_Data shown_.
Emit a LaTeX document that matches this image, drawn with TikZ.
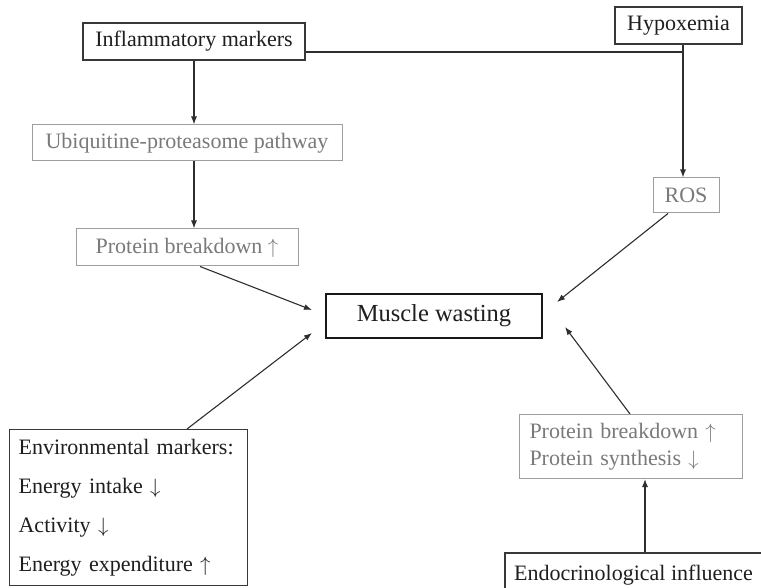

---

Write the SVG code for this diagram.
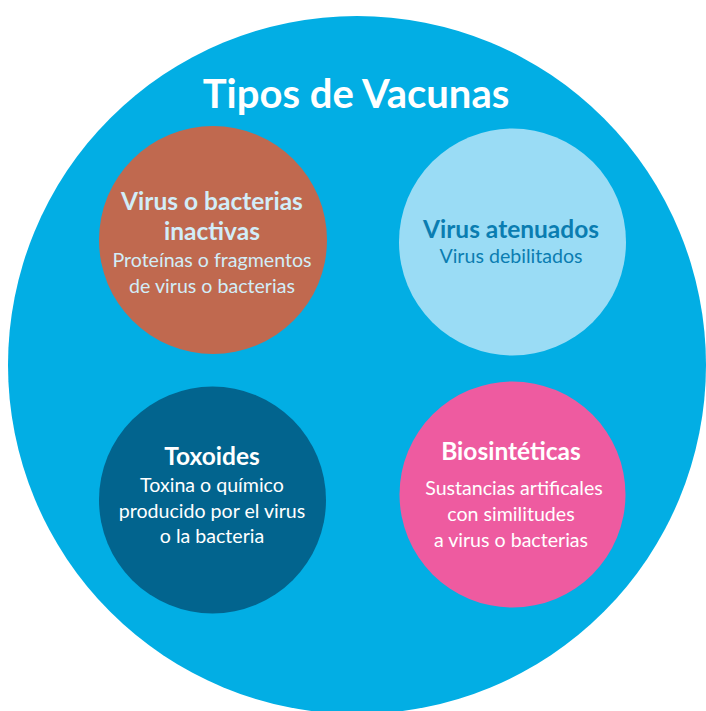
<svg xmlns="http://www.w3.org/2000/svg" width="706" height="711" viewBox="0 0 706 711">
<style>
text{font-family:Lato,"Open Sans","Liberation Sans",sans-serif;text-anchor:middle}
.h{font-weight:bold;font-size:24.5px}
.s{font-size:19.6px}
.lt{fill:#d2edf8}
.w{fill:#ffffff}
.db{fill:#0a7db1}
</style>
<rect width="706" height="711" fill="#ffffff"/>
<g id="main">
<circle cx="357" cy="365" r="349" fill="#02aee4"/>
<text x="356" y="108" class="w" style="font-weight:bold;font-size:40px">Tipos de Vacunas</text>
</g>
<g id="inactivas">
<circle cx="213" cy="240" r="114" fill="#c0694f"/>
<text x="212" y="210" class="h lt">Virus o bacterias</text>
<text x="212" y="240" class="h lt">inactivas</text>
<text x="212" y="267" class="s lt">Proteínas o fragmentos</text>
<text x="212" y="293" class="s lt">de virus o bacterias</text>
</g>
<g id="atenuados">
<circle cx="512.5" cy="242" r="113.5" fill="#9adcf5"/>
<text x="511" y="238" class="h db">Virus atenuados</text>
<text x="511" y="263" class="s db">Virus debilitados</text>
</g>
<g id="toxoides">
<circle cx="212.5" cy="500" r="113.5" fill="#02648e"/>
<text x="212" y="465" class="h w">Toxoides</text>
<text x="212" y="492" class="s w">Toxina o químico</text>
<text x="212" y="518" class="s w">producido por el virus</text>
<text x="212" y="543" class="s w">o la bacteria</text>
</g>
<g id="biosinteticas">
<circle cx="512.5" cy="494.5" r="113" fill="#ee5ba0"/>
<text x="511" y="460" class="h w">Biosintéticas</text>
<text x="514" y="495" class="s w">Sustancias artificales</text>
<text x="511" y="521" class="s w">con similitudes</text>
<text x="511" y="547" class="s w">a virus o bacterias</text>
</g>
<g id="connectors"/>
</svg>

_Task to complete_.
Using the records above, select and copy every line that has the word "this".

_Response below_.
Emit a LaTeX document that matches this image, drawn with TikZ.
Write the SVG code for this diagram.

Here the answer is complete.